-- Start of Items --

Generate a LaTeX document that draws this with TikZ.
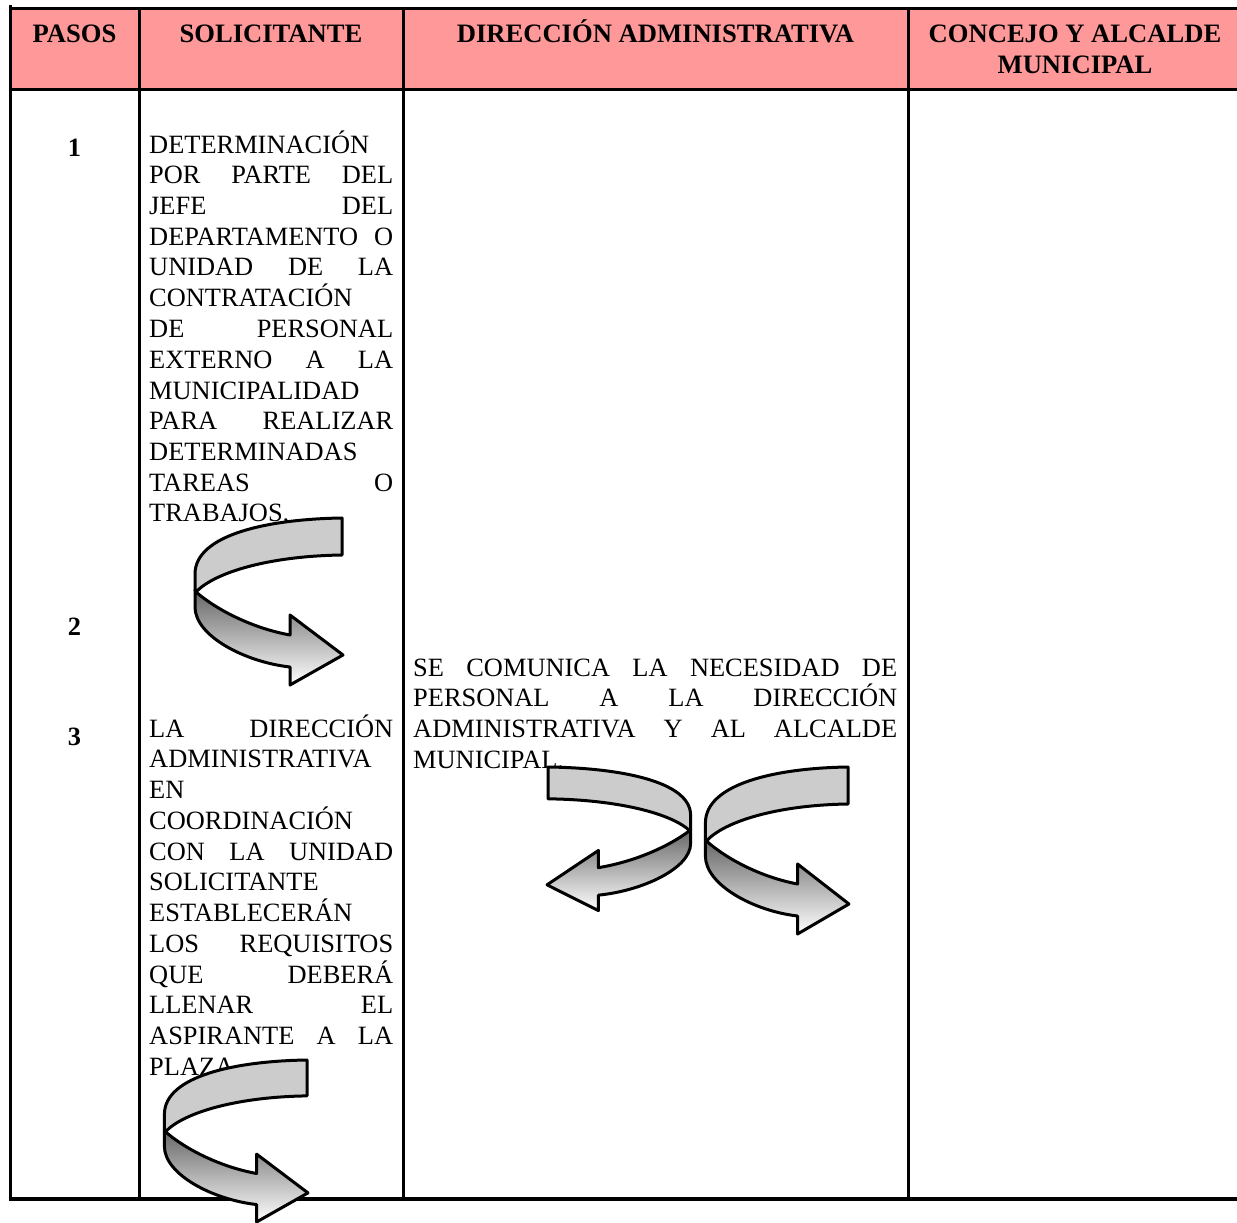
\documentclass[tikz,border=0pt]{standalone}
\usepackage{fontspec}
\setmainfont{Liberation Serif}
\definecolor{hdrfill}{RGB}{255,153,153}
\definecolor{ribbon}{RGB}{204,204,204}
\newcommand{\jline}[1]{\makebox[\linewidth][s]{#1}}
\tikzset{
  uarrow/.pic={
    \path[band] (0,0) .. controls (-72,1) and (-147,16) .. (-147,56) -- (-147,72) -- (-146,74)
      .. controls (-127,54) and (-72,38) .. (0,37) -- cycle;
    \path[shadeband] (-146,74) .. controls (-125,92) and (-90,110) .. (-52,117) -- (-52,97)
      -- (1,137) -- (-52,167) -- (-52,149) .. controls (-97,144) and (-147,118) .. (-147,89)
      -- (-147,72) -- cycle;
  }
}
\begin{document}
\begin{tikzpicture}[x=1pt,y=-1pt,
  tline/.style={line width=3pt},
  hdr/.style={font=\fontsize{26.6}{30.75}\selectfont\bfseries, inner sep=0pt, anchor=base},
  num/.style={font=\fontsize{26.4}{30.75}\selectfont\bfseries, inner sep=0pt, anchor=base},
  body/.style={font=\fontsize{26.4}{30.75}\selectfont, inner sep=0pt, anchor=base west},
  band/.style={fill=ribbon, draw=black, line width=3pt, line join=round},
  shadeband/.style={draw=black, line width=3pt, line join=round, top color=black!60, bottom color=white},
]
\useasboundingbox (0,0) rectangle (1237,1223);
% header band
\fill[hdrfill] (10,8.5) rectangle (1237,89);
% table lines
\draw[tline] (8.5,8.5) -- (1237,8.5);
\draw[tline] (10,89) -- (1237,89);
\draw[line width=4pt] (8.5,1199) -- (1237,1199);
\draw[tline] (10,5) -- (10,1199);
\draw[tline] (139,8.5) -- (139,1199);
\draw[tline] (403,8.5) -- (403,1199);
\draw[tline] (908,8.5) -- (908,1199);
% header texts
\node[hdr] (hPasos) at (74.5,43) {PASOS};
\node[hdr] (hSol) at (271,43) {SOLICITANTE};
\node[hdr] (hDir) at (655.5,43) {DIRECCIÓN ADMINISTRATIVA};
\node[hdr] (hCon) at (1075,43) {\parbox[t]{320pt}{\centering CONCEJO Y ALCALDE\\MUNICIPAL}};
% step numbers
\node[num] (n1) at (74.5,156) {1};
\node[num] (n2) at (74.5,635) {2};
\node[num] (n3) at (74.5,745) {3};
% body texts
\node[body] (t1) at (149,153) {\parbox[t]{244pt}{DETERMINACIÓN\\
  \jline{POR PARTE DEL}\\ \jline{JEFE DEL}\\ \jline{DEPARTAMENTO O}\\ \jline{UNIDAD DE LA}\\
  CONTRATACIÓN\\ \jline{DE PERSONAL}\\ \jline{EXTERNO A LA}\\ MUNICIPALIDAD\\
  \jline{PARA REALIZAR}\\ DETERMINADAS\\ \jline{TAREAS O}\\ TRABAJOS.}};
\node[body] (t2) at (413,676) {\parbox[t]{484pt}{\jline{SE COMUNICA LA NECESIDAD DE}\\
  \jline{PERSONAL A LA DIRECCIÓN}\\ \jline{ADMINISTRATIVA Y AL ALCALDE}\\ MUNICIPAL.}};
\node[body] (t3) at (149,737) {\parbox[t]{244pt}{\jline{LA DIRECCIÓN}\\ ADMINISTRATIVA\\ EN\\
  COORDINACIÓN\\ \jline{CON LA UNIDAD}\\ SOLICITANTE\\ ESTABLECERÁN\\ \jline{LOS REQUISITOS}\\
  \jline{QUE DEBERÁ}\\ \jline{LLENAR EL}\\ \jline{ASPIRANTE A LA}\\ PLAZA}};
% curved ribbon arrows
\pic (a1) at (342,518) {uarrow};
\pic[scale=0.97] (a3) at (307,1060) {uarrow};
\pic[xscale=0.97] (a2r) at (848,767) {uarrow};
\pic[xscale=-0.97,yscale=0.86] (a2l) at (548,767) {uarrow};
\end{tikzpicture}
\end{document}
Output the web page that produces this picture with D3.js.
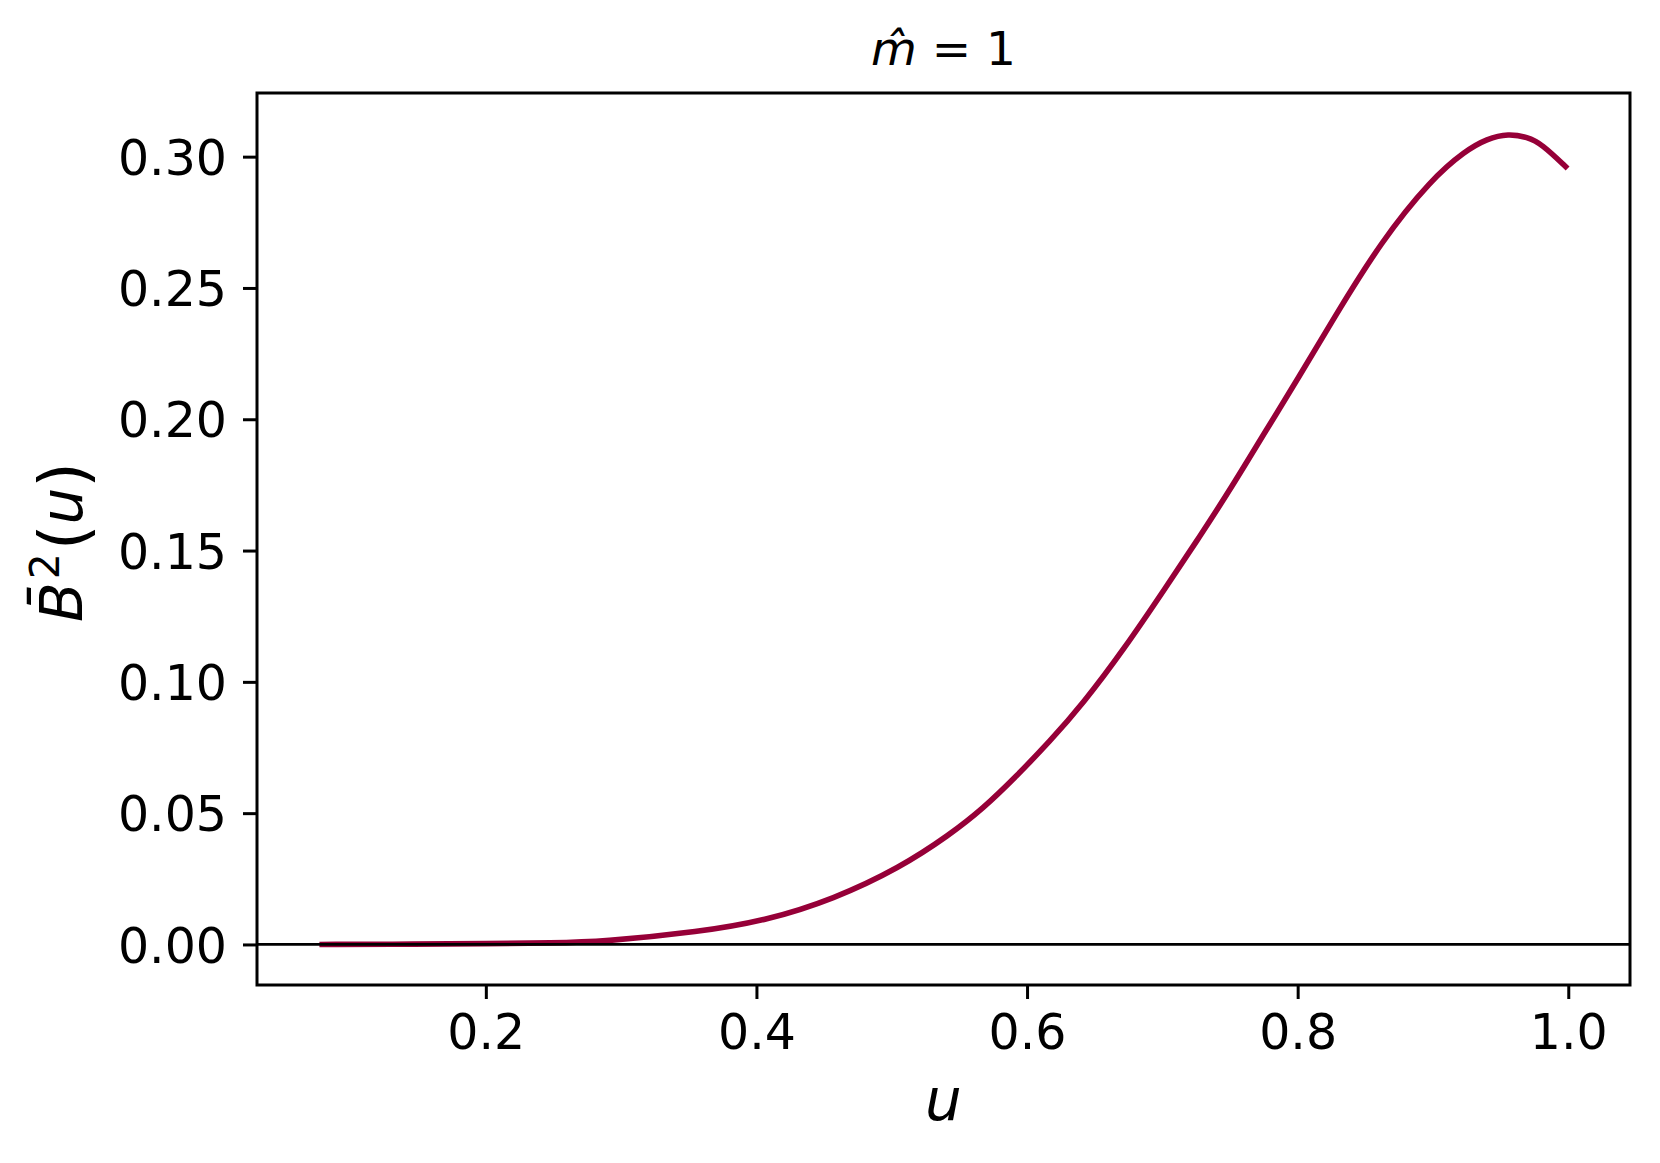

-- End of Items --

(Set problem)
Leave out the pictures, and give all the records again exactly.

(Output for this exercise)
Generate a LaTeX document that draws this with TikZ.
\documentclass[tikz,border=0pt]{standalone}
\usepackage{fontspec}
\setmainfont{Liberation Serif}
\definecolor{hdrfill}{RGB}{255,153,153}
\definecolor{ribbon}{RGB}{204,204,204}
\newcommand{\jline}[1]{\makebox[\linewidth][s]{#1}}
\tikzset{
  uarrow/.pic={
    \path[band] (0,0) .. controls (-72,1) and (-147,16) .. (-147,56) -- (-147,72) -- (-146,74)
      .. controls (-127,54) and (-72,38) .. (0,37) -- cycle;
    \path[shadeband] (-146,74) .. controls (-125,92) and (-90,110) .. (-52,117) -- (-52,97)
      -- (1,137) -- (-52,167) -- (-52,149) .. controls (-97,144) and (-147,118) .. (-147,89)
      -- (-147,72) -- cycle;
  }
}
\begin{document}
\begin{tikzpicture}[x=1pt,y=-1pt,
  tline/.style={line width=3pt},
  hdr/.style={font=\fontsize{26.6}{30.75}\selectfont\bfseries, inner sep=0pt, anchor=base},
  num/.style={font=\fontsize{26.4}{30.75}\selectfont\bfseries, inner sep=0pt, anchor=base},
  body/.style={font=\fontsize{26.4}{30.75}\selectfont, inner sep=0pt, anchor=base west},
  band/.style={fill=ribbon, draw=black, line width=3pt, line join=round},
  shadeband/.style={draw=black, line width=3pt, line join=round, top color=black!60, bottom color=white},
]
\useasboundingbox (0,0) rectangle (1237,1223);
% header band
\fill[hdrfill] (10,8.5) rectangle (1237,89);
% table lines
\draw[tline] (8.5,8.5) -- (1237,8.5);
\draw[tline] (10,89) -- (1237,89);
\draw[line width=4pt] (8.5,1199) -- (1237,1199);
\draw[tline] (10,5) -- (10,1199);
\draw[tline] (139,8.5) -- (139,1199);
\draw[tline] (403,8.5) -- (403,1199);
\draw[tline] (908,8.5) -- (908,1199);
% header texts
\node[hdr] (hPasos) at (74.5,43) {PASOS};
\node[hdr] (hSol) at (271,43) {SOLICITANTE};
\node[hdr] (hDir) at (655.5,43) {DIRECCIÓN ADMINISTRATIVA};
\node[hdr] (hCon) at (1075,43) {\parbox[t]{320pt}{\centering CONCEJO Y ALCALDE\\MUNICIPAL}};
% step numbers
\node[num] (n1) at (74.5,156) {1};
\node[num] (n2) at (74.5,635) {2};
\node[num] (n3) at (74.5,745) {3};
% body texts
\node[body] (t1) at (149,153) {\parbox[t]{244pt}{DETERMINACIÓN\\
  \jline{POR PARTE DEL}\\ \jline{JEFE DEL}\\ \jline{DEPARTAMENTO O}\\ \jline{UNIDAD DE LA}\\
  CONTRATACIÓN\\ \jline{DE PERSONAL}\\ \jline{EXTERNO A LA}\\ MUNICIPALIDAD\\
  \jline{PARA REALIZAR}\\ DETERMINADAS\\ \jline{TAREAS O}\\ TRABAJOS.}};
\node[body] (t2) at (413,676) {\parbox[t]{484pt}{\jline{SE COMUNICA LA NECESIDAD DE}\\
  \jline{PERSONAL A LA DIRECCIÓN}\\ \jline{ADMINISTRATIVA Y AL ALCALDE}\\ MUNICIPAL.}};
\node[body] (t3) at (149,737) {\parbox[t]{244pt}{\jline{LA DIRECCIÓN}\\ ADMINISTRATIVA\\ EN\\
  COORDINACIÓN\\ \jline{CON LA UNIDAD}\\ SOLICITANTE\\ ESTABLECERÁN\\ \jline{LOS REQUISITOS}\\
  \jline{QUE DEBERÁ}\\ \jline{LLENAR EL}\\ \jline{ASPIRANTE A LA}\\ PLAZA}};
% curved ribbon arrows
\pic (a1) at (342,518) {uarrow};
\pic[scale=0.97] (a3) at (307,1060) {uarrow};
\pic[xscale=0.97] (a2r) at (848,767) {uarrow};
\pic[xscale=-0.97,yscale=0.86] (a2l) at (548,767) {uarrow};
\end{tikzpicture}
\end{document}
Output the web page that produces this picture with D3.js.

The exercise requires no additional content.